Starting at the first line of the data, print each line verbatim up to and including the line bearing "YAxis, ReferenceLine, ReferenceDot", omitting pictures.

## begin

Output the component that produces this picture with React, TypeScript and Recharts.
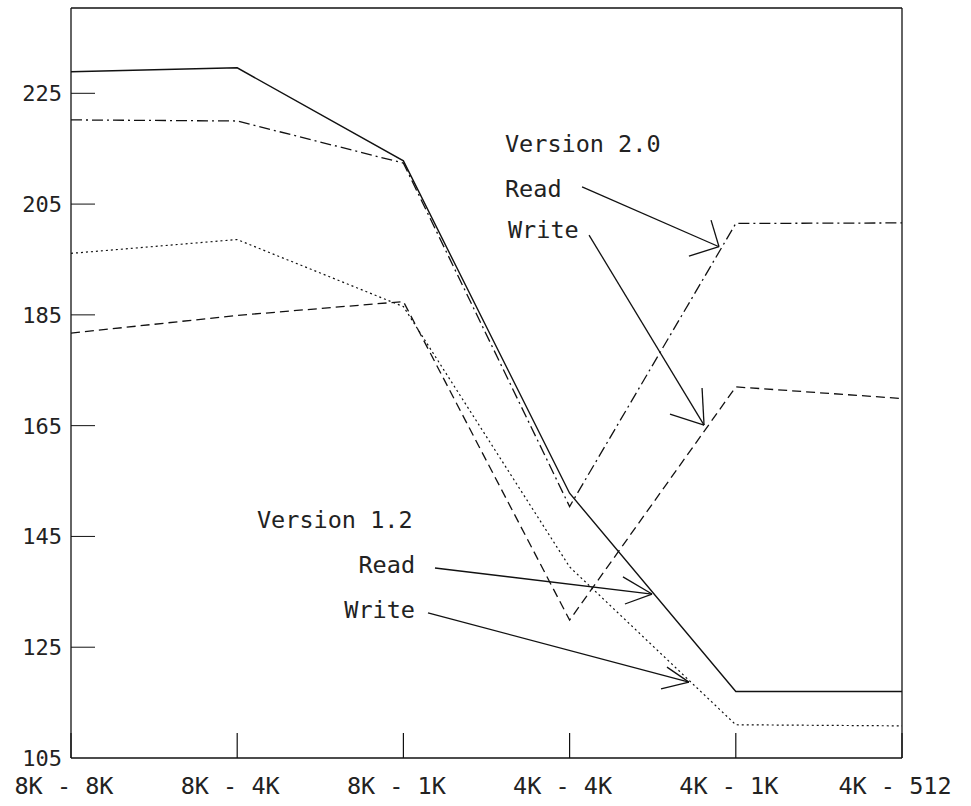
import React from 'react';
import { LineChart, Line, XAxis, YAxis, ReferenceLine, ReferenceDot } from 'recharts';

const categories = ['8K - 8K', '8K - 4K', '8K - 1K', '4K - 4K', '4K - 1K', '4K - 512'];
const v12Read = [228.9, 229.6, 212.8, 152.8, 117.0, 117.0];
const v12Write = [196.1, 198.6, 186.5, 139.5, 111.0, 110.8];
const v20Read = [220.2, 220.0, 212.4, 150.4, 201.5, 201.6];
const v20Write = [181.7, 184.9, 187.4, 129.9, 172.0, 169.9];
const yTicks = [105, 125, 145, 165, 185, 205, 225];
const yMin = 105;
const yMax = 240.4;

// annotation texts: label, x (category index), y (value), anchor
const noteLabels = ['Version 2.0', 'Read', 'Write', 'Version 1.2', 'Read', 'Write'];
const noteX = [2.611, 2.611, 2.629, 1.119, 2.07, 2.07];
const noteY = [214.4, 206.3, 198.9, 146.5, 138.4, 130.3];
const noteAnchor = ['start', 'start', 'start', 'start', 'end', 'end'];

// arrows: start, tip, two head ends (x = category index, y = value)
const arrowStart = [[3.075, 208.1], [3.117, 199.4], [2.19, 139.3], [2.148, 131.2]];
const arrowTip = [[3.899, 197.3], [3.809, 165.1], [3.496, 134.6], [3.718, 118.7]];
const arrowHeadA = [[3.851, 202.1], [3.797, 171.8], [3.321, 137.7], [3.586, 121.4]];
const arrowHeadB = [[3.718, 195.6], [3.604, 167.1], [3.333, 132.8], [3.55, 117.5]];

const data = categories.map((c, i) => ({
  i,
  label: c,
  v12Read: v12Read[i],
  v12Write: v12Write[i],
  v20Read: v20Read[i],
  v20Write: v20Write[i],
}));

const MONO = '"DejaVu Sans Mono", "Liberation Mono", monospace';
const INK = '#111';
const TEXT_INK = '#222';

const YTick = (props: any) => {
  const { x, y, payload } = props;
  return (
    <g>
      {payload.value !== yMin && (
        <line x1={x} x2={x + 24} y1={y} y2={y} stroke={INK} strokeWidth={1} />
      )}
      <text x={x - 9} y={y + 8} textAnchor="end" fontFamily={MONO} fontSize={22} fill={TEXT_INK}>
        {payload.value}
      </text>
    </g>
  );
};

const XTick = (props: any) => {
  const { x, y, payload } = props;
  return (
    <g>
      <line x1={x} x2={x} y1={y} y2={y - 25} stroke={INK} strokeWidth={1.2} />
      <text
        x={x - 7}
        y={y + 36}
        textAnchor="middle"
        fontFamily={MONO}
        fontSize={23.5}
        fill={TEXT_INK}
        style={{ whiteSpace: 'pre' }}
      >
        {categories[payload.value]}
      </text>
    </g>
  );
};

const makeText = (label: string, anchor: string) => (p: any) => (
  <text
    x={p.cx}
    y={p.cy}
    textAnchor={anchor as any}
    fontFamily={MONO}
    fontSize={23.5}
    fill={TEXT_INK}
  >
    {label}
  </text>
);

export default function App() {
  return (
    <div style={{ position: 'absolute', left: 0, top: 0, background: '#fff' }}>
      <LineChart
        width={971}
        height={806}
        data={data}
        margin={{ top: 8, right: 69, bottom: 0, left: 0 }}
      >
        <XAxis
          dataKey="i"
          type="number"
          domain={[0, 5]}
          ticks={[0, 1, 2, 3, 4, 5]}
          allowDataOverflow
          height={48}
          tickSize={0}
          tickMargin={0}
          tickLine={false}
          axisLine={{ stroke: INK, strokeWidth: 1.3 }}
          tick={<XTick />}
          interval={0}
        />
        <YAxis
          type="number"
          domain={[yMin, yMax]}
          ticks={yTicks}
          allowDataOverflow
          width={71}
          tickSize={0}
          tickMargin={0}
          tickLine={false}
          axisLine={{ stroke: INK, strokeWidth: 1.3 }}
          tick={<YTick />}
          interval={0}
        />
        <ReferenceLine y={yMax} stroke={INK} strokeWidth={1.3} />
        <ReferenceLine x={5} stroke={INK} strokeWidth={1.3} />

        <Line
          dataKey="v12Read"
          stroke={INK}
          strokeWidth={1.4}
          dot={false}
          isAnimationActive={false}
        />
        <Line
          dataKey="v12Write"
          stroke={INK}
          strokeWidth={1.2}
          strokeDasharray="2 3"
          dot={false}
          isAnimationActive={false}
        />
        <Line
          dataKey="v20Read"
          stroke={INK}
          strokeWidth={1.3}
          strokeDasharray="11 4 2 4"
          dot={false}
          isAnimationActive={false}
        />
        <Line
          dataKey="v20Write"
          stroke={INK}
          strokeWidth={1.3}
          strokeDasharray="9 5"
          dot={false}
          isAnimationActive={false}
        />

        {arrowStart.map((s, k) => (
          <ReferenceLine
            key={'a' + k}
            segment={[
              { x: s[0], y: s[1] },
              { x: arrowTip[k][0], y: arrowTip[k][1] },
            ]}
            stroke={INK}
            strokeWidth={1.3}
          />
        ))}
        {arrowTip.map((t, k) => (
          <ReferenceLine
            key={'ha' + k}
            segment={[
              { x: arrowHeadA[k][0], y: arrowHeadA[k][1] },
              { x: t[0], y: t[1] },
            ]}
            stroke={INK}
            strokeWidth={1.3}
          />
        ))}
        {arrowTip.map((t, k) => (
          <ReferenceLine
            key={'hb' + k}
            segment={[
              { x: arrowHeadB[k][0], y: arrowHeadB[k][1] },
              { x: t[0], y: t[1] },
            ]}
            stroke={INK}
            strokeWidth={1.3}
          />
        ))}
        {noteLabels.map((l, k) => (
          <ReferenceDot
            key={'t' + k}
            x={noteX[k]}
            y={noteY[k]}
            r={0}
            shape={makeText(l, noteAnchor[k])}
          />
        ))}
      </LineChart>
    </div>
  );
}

## end

* [Response to the task]
Output the component that produces this picture with React, TypeScript and Recharts.
import React from 'react';
import { LineChart, Line, XAxis, YAxis, ReferenceLine, ReferenceDot } from 'recharts';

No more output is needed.